**Given request**.
Only the lines from the top of the listing below to the line that has "from bokeh.resources import INLINE" should be echoed, with both ends kept and pictures left out.
** Begin Recorded information **
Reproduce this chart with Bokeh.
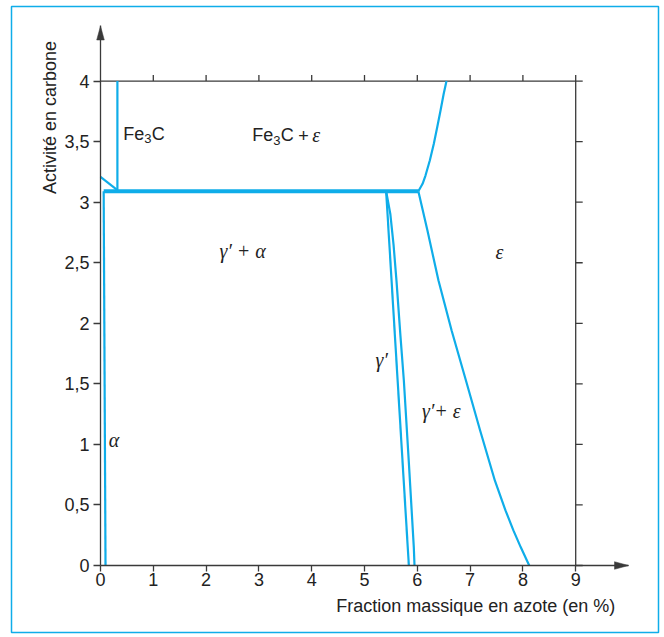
import math

from bokeh.plotting import figure
from bokeh.models import Range1d, FixedTicker, CustomJSTickFormatter, Label
from bokeh.embed import file_html
from bokeh.resources import INLINE

# Axis ticks
x_ticks = [0, 1, 2, 3, 4, 5, 6, 7, 8, 9]
y_ticks = [0, 0.5, 1, 1.5, 2, 2.5, 3, 3.5, 4]

# Phase boundaries: x = fraction massique en azote (%), y = activité en carbone
alpha_x = [0.06, 0.095]
alpha_y = [3.09, 0.0]

plateau_x = [0.06, 6.02]
plateau_y = [3.09, 3.09]

fe3c_x = [0.32, 0.32]
fe3c_y = [3.09, 4.0]

fe3c_low_x = [0.0, 0.32]
fe3c_low_y = [3.21, 3.10]

gp_left_x = [5.41, 5.84]
gp_left_y = [3.09, 0.0]

gp_right_x = [5.41, 5.49, 5.55, 5.606, 5.68, 5.745, 5.84, 5.934, 5.947]
gp_right_y = [3.09, 2.90, 2.65, 2.35, 1.90, 1.53, 0.85, 0.15, 0.0]

eps_low_x = [6.02, 6.19, 6.40, 6.65, 6.92, 7.19, 7.47, 7.67, 7.82, 7.96, 8.12]
eps_low_y = [3.09, 2.77, 2.355, 1.94, 1.53, 1.115, 0.70, 0.455, 0.29, 0.15, 0.0]

eps_high_x = [6.02, 6.10, 6.155, 6.237, 6.313, 6.377, 6.44, 6.50, 6.553]
eps_high_y = [3.09, 3.152, 3.22, 3.344, 3.482, 3.619, 3.757, 3.895, 4.0]

# Axis extents (arrow tips)
X_AXIS_END = 10.0
Y_AXIS_END = 4.455

BLUE = "#0fade9"
AXIS = "#3a3a3a"
TEXT = "#222222"
SANS = "Liberation Sans"
SERIF = "Liberation Serif"

# Page geometry (pixels): the frame is the blue box, the origin sits inside it
FRAME_L, FRAME_R, FRAME_T, FRAME_B = 11, 658, 6, 632
ORIGIN_PX, ORIGIN_PY = 100, 565
PX_PER_X, PX_PER_Y = 52.8, 121.1

p = figure(width=664, height=637,
           x_range=Range1d((FRAME_L - ORIGIN_PX) / PX_PER_X, (FRAME_R - ORIGIN_PX) / PX_PER_X),
           y_range=Range1d((ORIGIN_PY - FRAME_B) / PX_PER_Y, (ORIGIN_PY - FRAME_T) / PX_PER_Y),
           output_backend="svg", toolbar_location=None,
           min_border_left=FRAME_L, min_border_right=664 - FRAME_R,
           min_border_top=FRAME_T, min_border_bottom=637 - FRAME_B)
p.grid.visible = False
p.outline_line_color = BLUE
p.outline_line_width = 1.5
p.background_fill_color = "white"
p.border_fill_color = "white"

px_x = 1.0 / PX_PER_X
px_y = 1.0 / PX_PER_Y

for ax in (p.xaxis, p.yaxis):
    ax.fixed_location = 0
    ax.axis_line_color = AXIS
    ax.axis_line_width = 1.3
    ax.major_tick_line_color = AXIS
    ax.major_tick_line_width = 1.3
    ax.minor_tick_line_color = None
    ax.major_tick_in = 0
    ax.major_label_text_font = SANS
    ax.major_label_text_font_size = "18px"
    ax.major_label_text_color = TEXT
    ax.formatter = CustomJSTickFormatter(code="return tick.toString().replace('.', ',');")

p.xaxis.bounds = (0, X_AXIS_END)
p.yaxis.bounds = (0, Y_AXIS_END)
p.xaxis.ticker = FixedTicker(ticks=x_ticks)
p.yaxis.ticker = FixedTicker(ticks=y_ticks)
p.xaxis.major_tick_out = 6
p.yaxis.major_tick_out = 7
p.xaxis.major_label_standoff = 1
p.yaxis.major_label_standoff = 4

# closing frame: top and right lines with outward ticks
x_last, y_last = x_ticks[-1], y_ticks[-1]
p.line([x_ticks[0], x_last], [y_last, y_last], line_color=AXIS, line_width=1.3)
p.line([x_last, x_last], [y_ticks[0], y_last], line_color=AXIS, line_width=1.3)
p.segment(x0=x_ticks[1:], y0=[y_last] * (len(x_ticks) - 1),
          x1=x_ticks[1:], y1=[y_last + 6 * px_y] * (len(x_ticks) - 1),
          line_color=AXIS, line_width=1.3)
p.segment(x0=[x_last] * len(y_ticks), y0=y_ticks,
          x1=[x_last + 7 * px_x] * len(y_ticks), y1=y_ticks,
          line_color=AXIS, line_width=1.3)

# arrow heads at the ends of both axes
hw, hl = 3.8, 14.0
p.patches(xs=[[-hw * px_x, 0, hw * px_x],
              [X_AXIS_END - hl * px_x, X_AXIS_END, X_AXIS_END - hl * px_x]],
          ys=[[Y_AXIS_END - hl * px_y, Y_AXIS_END, Y_AXIS_END - hl * px_y],
              [-hw * px_y, 0, hw * px_y]],
          fill_color=AXIS, line_color=AXIS, line_width=0.5)

# phase boundaries
kw = dict(line_color=BLUE, line_width=2.2, line_join="round")
p.line(alpha_x, alpha_y, **kw)
p.line(fe3c_x, fe3c_y, **kw)
p.line(fe3c_low_x, fe3c_low_y, **kw)
p.line(gp_left_x, gp_left_y, **kw)
p.line(gp_right_x, gp_right_y, **kw)
p.line(eps_low_x, eps_low_y, **kw)
p.line(eps_high_x, eps_high_y, **kw)
p.line(plateau_x, plateau_y, line_color=BLUE, line_width=4)


def lab(x, y, text, font=SANS, size="18px", style="normal", **extra):
    p.add_layout(Label(x=x, y=y, text=text, text_font=font, text_font_size=size,
                       text_font_style=style, text_color=TEXT,
                       text_baseline=extra.pop("text_baseline", "alphabetic"), **extra))


def fe3c(x, y):
    lab(x, y, "Fe")
    lab(x, y, "3", size="13px", x_offset=21, y_offset=-5)
    lab(x, y, "C", x_offset=28.5)


GREEK = dict(font=SERIF, size="20px", style="italic")

fe3c(0.43, 3.565)
fe3c(2.873, 3.553)
lab(2.873, 3.553, "+", x_offset=46)
lab(2.873, 3.553, "ε", x_offset=60, **GREEK)

lab(2.254, 2.600, "γ′ + α", **GREEK)
lab(7.48, 2.590, "ε", **GREEK)
lab(5.21, 1.700, "γ′", **GREEK)
lab(6.09, 1.275, "γ′+ ε", **GREEK)
lab(0.157, 1.040, "α", **GREEK)

# axis titles
lab(-0.947, 3.70, "Activité en carbone", angle=math.pi / 2,
    text_align="center", text_baseline="middle")
lab(9.75, -0.338, "Fraction massique en azote (en %)", text_align="right")

open("out.html", "w").write(file_html(p, INLINE))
** End Recorded information **
**Response to the task**.
Reproduce this chart with Bokeh.
import math

from bokeh.plotting import figure
from bokeh.models import Range1d, FixedTicker, CustomJSTickFormatter, Label
from bokeh.embed import file_html
from bokeh.resources import INLINE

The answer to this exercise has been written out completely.